President Trump has announced his intention to nominate Kevin Warsh to become the next chair of the Federal Reserve Board of Governors. We believe Warsh will be confirmed by the Senate and serve as an effective, thoughtful Fed chair. He brings intriguing ideas on ways to change and ideally improve how the Fed operates. We also remain confident in the outlook for Fed independence, which appears to have broad support not just in markets but in Congress as well.

Warsh is well-known, respected, and accomplished. After earning a law degree from Harvard, he began his career on Wall Street, then joined the National Economic Council under President George W. Bush, and then served with distinction as a Fed governor from 2006–2011. This Fed tenure included the global financial crisis (GFC), when Warsh was a valued liaison between the Fed and financial market executives. Since leaving the Fed, Warsh has split his time as a distinguished visiting fellow at the Hoover Institution and as an adviser to legendary investor Stan Druckenmiller.

Warsh’s views on the Fed balance sheet

Over the past 15 years, Warsh has written and spoken extensively about Fed policy. He has raised concerns about the size and composition of the Fed’s large balance sheet. He has also questioned the central bank’s reliance on forward guidance – which he believes is excessive and sends confusing signals about future monetary policy – along with what he views as the Fed’s failure to anchor policy formulation and communication to policy rules that are less subject to meeting-by-meeting discretion.

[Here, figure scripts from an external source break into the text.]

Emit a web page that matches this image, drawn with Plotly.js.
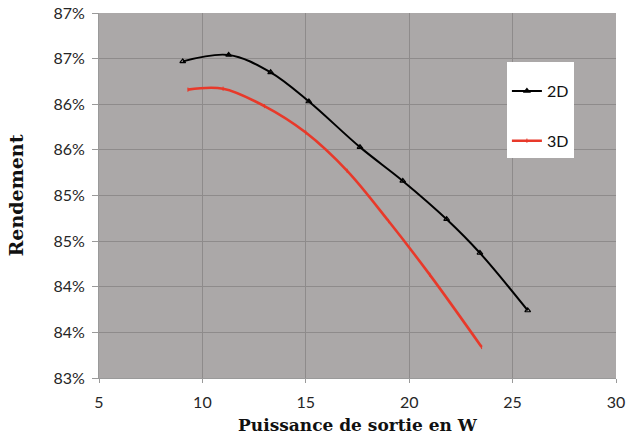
<!DOCTYPE html>
<html>
<head>
<meta charset="utf-8">
<script src="https://cdn.plot.ly/plotly-3.0.1.min.js"></script>
<style>html,body{margin:0;padding:0;background:#fff;}#chart{width:627px;height:437px;}</style>
</head>
<body>
<div id="chart"></div>
<script>
// Series 2D (black, triangle markers)
const x2D = [9.05, 11.27, 13.30, 15.15, 17.62, 19.69, 21.81, 23.42, 25.73];
const y2D = [86.47, 86.54, 86.35, 86.03, 85.53, 85.16, 84.74, 84.37, 83.74];
// Series 3D (red)
const x3D = [9.3, 11.0, 13.0, 15.0, 17.0, 19.0, 21.0, 23.5];
const y3D = [86.16, 86.17, 85.98, 85.69, 85.27, 84.72, 84.13, 83.34];
// Axis ticks (labels rounded to whole percent, as in the original)
const yTickVals = [83, 83.5, 84, 84.5, 85, 85.5, 86, 86.5, 87];
const yTickText = ["83%", "84%", "84%", "85%", "85%", "86%", "86%", "87%", "87%"];
const xTickVals = [5, 10, 15, 20, 25, 30];

const traces = [
  {
    x: x2D, y: y2D, name: "2D", legendgroup: "a",
    type: "scatter", mode: "lines+markers",
    line: {color: "#000000", width: 2, shape: "spline", smoothing: 1},
    marker: {symbol: "triangle-up-open", size: 5, color: "#000000", line: {width: 1.2, color: "#000000"}}
  },
  {
    x: x3D, y: y3D, name: "3D", legendgroup: "b",
    type: "scatter", mode: "lines+markers",
    line: {color: "#e8392a", width: 2.6, shape: "spline", smoothing: 1},
    marker: {symbol: "line-ns-open", size: 3, color: "#e8392a", line: {width: 1, color: "#e8392a"}}
  }
];

const tickFont = {family: "Lato, 'Open Sans', sans-serif", size: 16, color: "#262626"};
const xTitleFont = {family: "'DejaVu Serif', serif", size: 17, color: "#111111", weight: "bold"};
const yTitleFont = {family: "'DejaVu Serif', serif", size: 19, color: "#111111", weight: "bold"};

const layout = {
  width: 627, height: 437,
  margin: {l: 99, r: 11, t: 13, b: 59},
  paper_bgcolor: "#ffffff",
  plot_bgcolor: "#aba8a8",
  showlegend: true,
  legend: {
    x: 0.789, y: 0.865, xanchor: "left", yanchor: "top",
    bgcolor: "#ffffff", borderwidth: 0,
    font: {family: "Lato, 'Open Sans', sans-serif", size: 16, color: "#111111"},
    title: {text: " ", font: {size: 9}},
    traceorder: "grouped", tracegroupgap: 26,
    itemwidth: 30, entrywidth: 72
  },
  xaxis: {
    range: [5, 30], tickvals: xTickVals,
    showgrid: true, gridcolor: "#8e8b8b", gridwidth: 1,
    zeroline: false, showline: true, linecolor: "#9a9a9a", linewidth: 1,
    ticks: "outside", ticklen: 4, tickcolor: "#9a9a9a",
    ticklabelstandoff: 6,
    tickfont: tickFont,
    title: {text: "Puissance de sortie en W", font: xTitleFont, standoff: 8}
  },
  yaxis: {
    range: [83, 87], tickvals: yTickVals, ticktext: yTickText,
    showgrid: true, gridcolor: "#8e8b8b", gridwidth: 1,
    zeroline: false, showline: true, linecolor: "#9a9a9a", linewidth: 1,
    ticks: "outside", ticklen: 6, tickcolor: "#9a9a9a",
    ticklabelstandoff: 4,
    tickfont: tickFont,
    title: {text: "Rendement", font: yTitleFont, standoff: 24}
  }
};

Plotly.newPlot("chart", traces, layout, {displayModeBar: false, staticPlot: true});
</script>
</body>
</html>
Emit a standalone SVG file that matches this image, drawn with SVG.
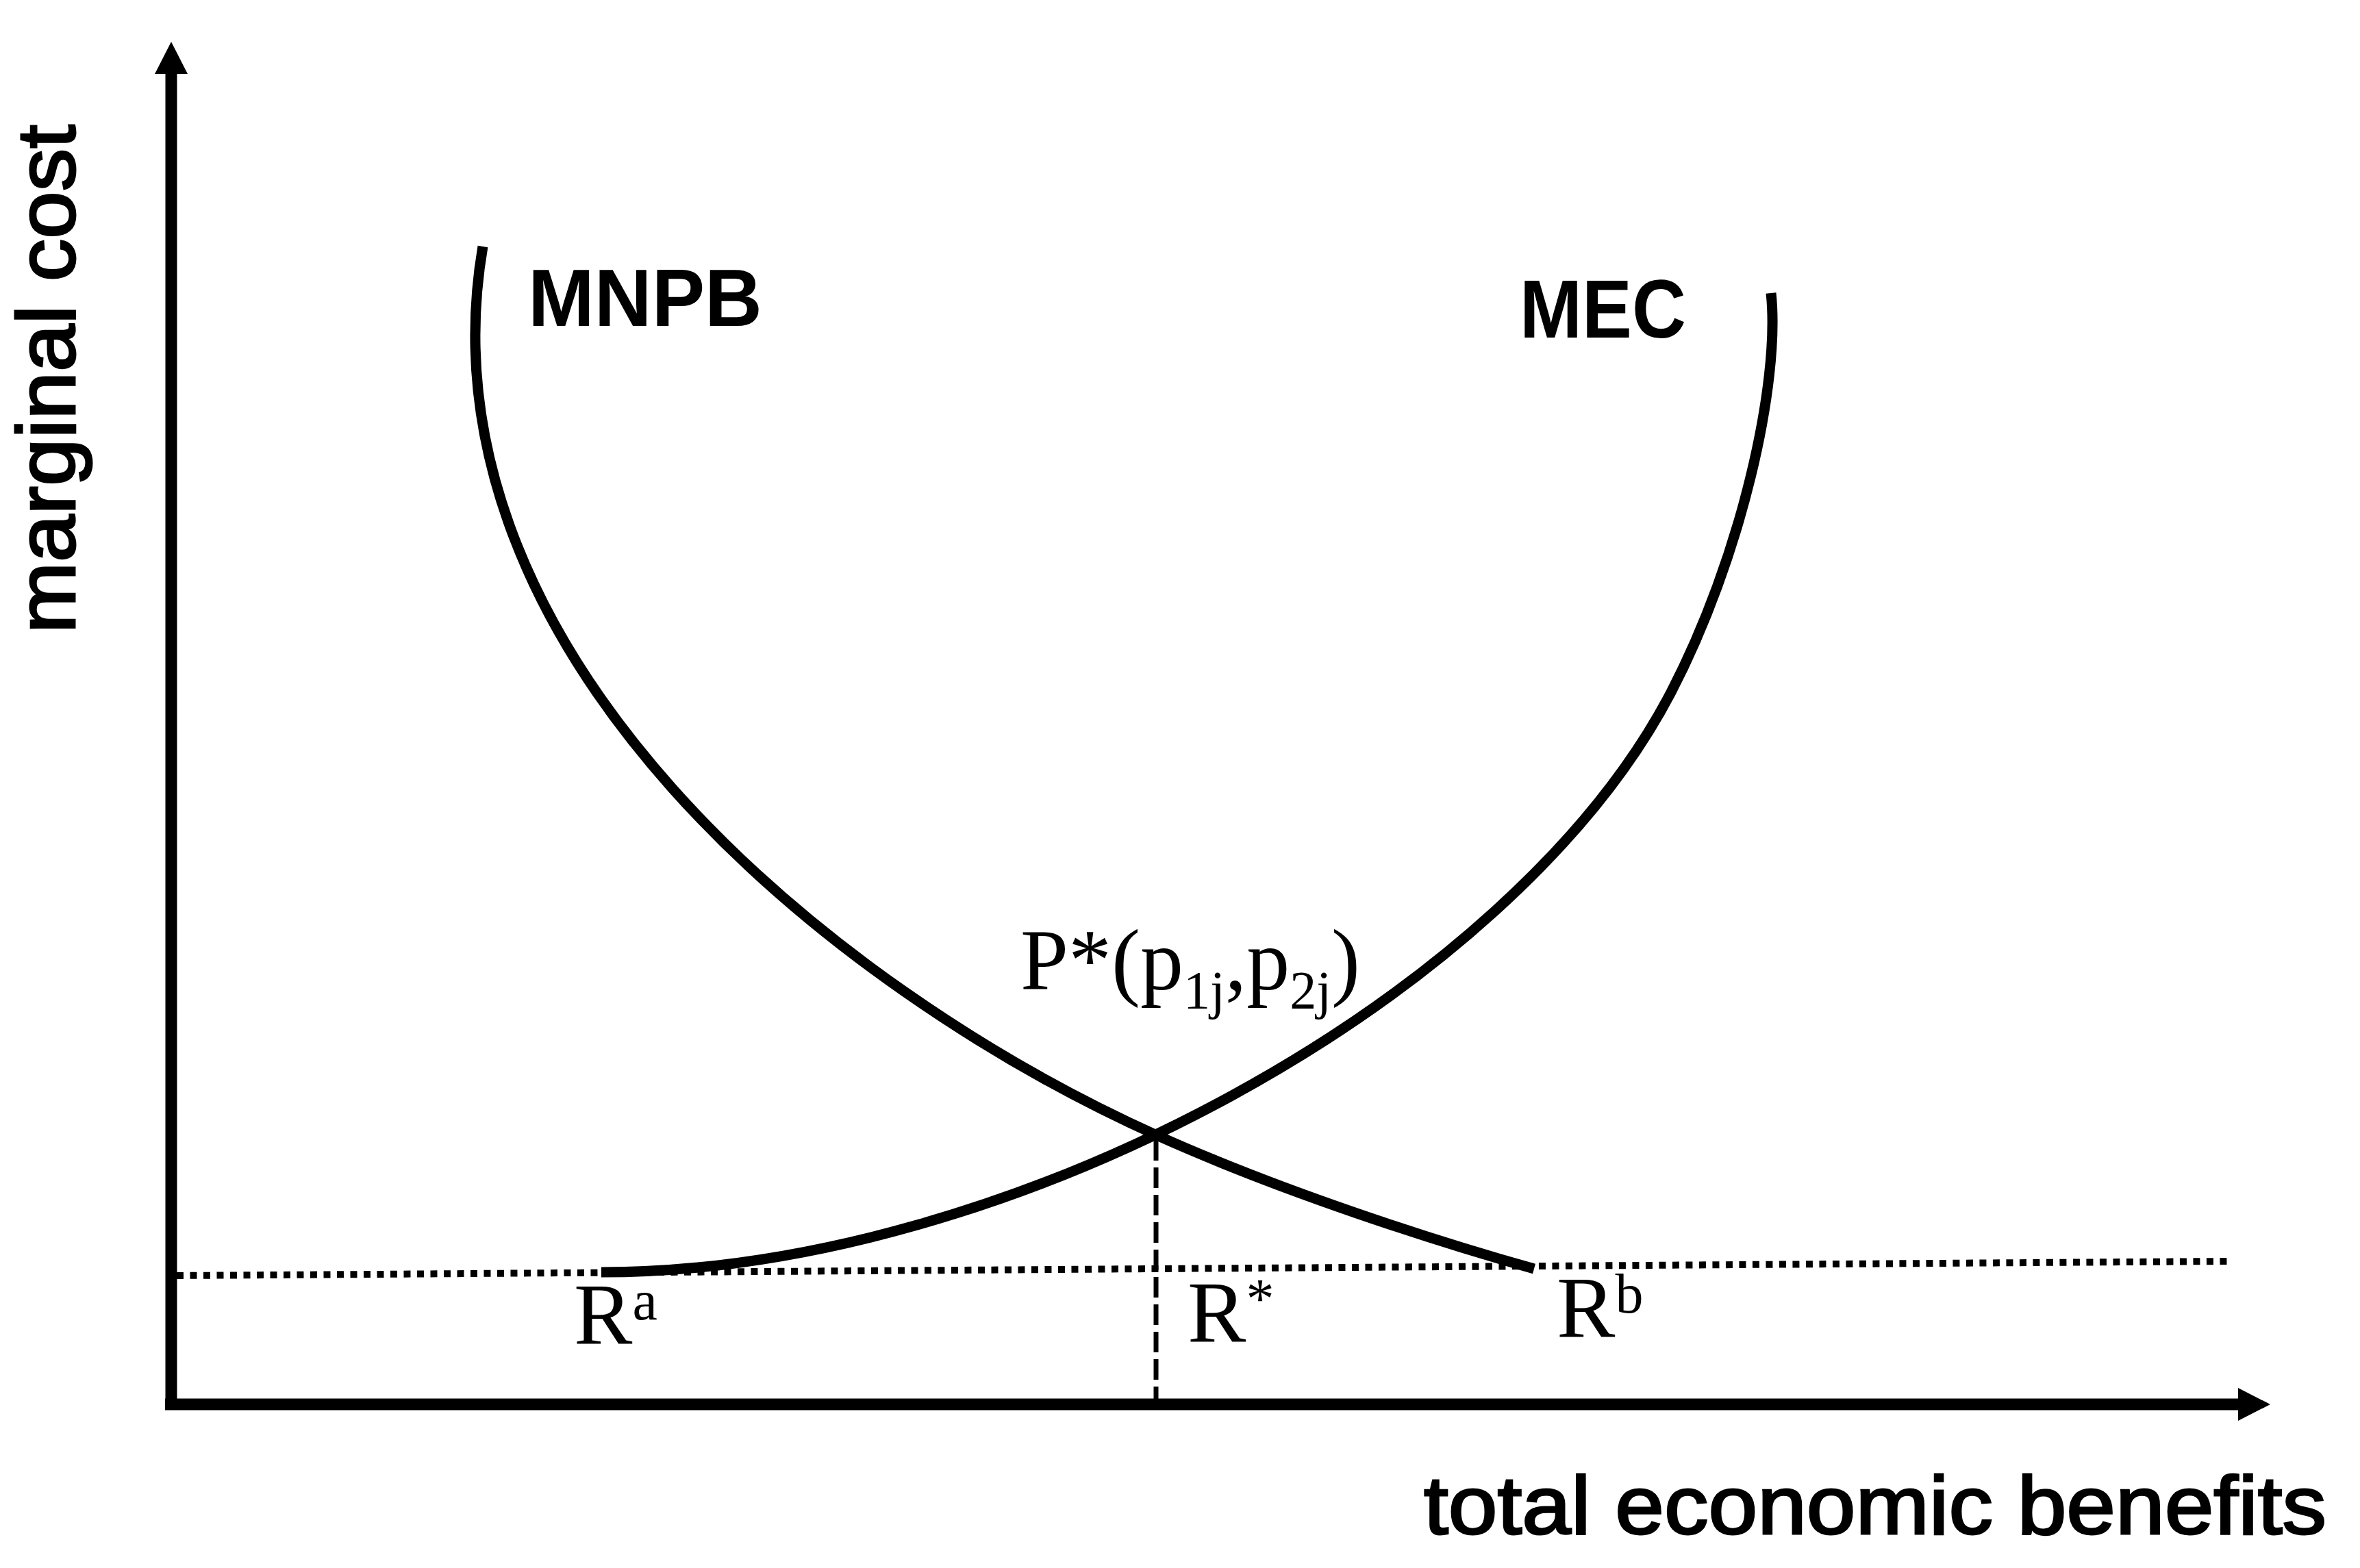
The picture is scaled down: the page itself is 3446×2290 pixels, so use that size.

More recently, Warsh has argued for a new “Treasury–Fed accord” that could, depending on the details, provide over time a framework for the Fed working in tandem with the Treasury – and perhaps also with the housing agencies Fannie Mae and Freddie Mac – to shrink the size of its balance sheet. This is noteworthy because the Fed is now once again growing its balance sheet through reserve management purchases of T-bills, having ended its quantitative tightening (QT) program (i.e., policies to reduce the balance sheet) in December 2025. Under Warsh’s approach, a new framework may also include the Fed gradually shifting the composition of its balance sheet to a much shorter duration than at present, as was the practice before the GFC.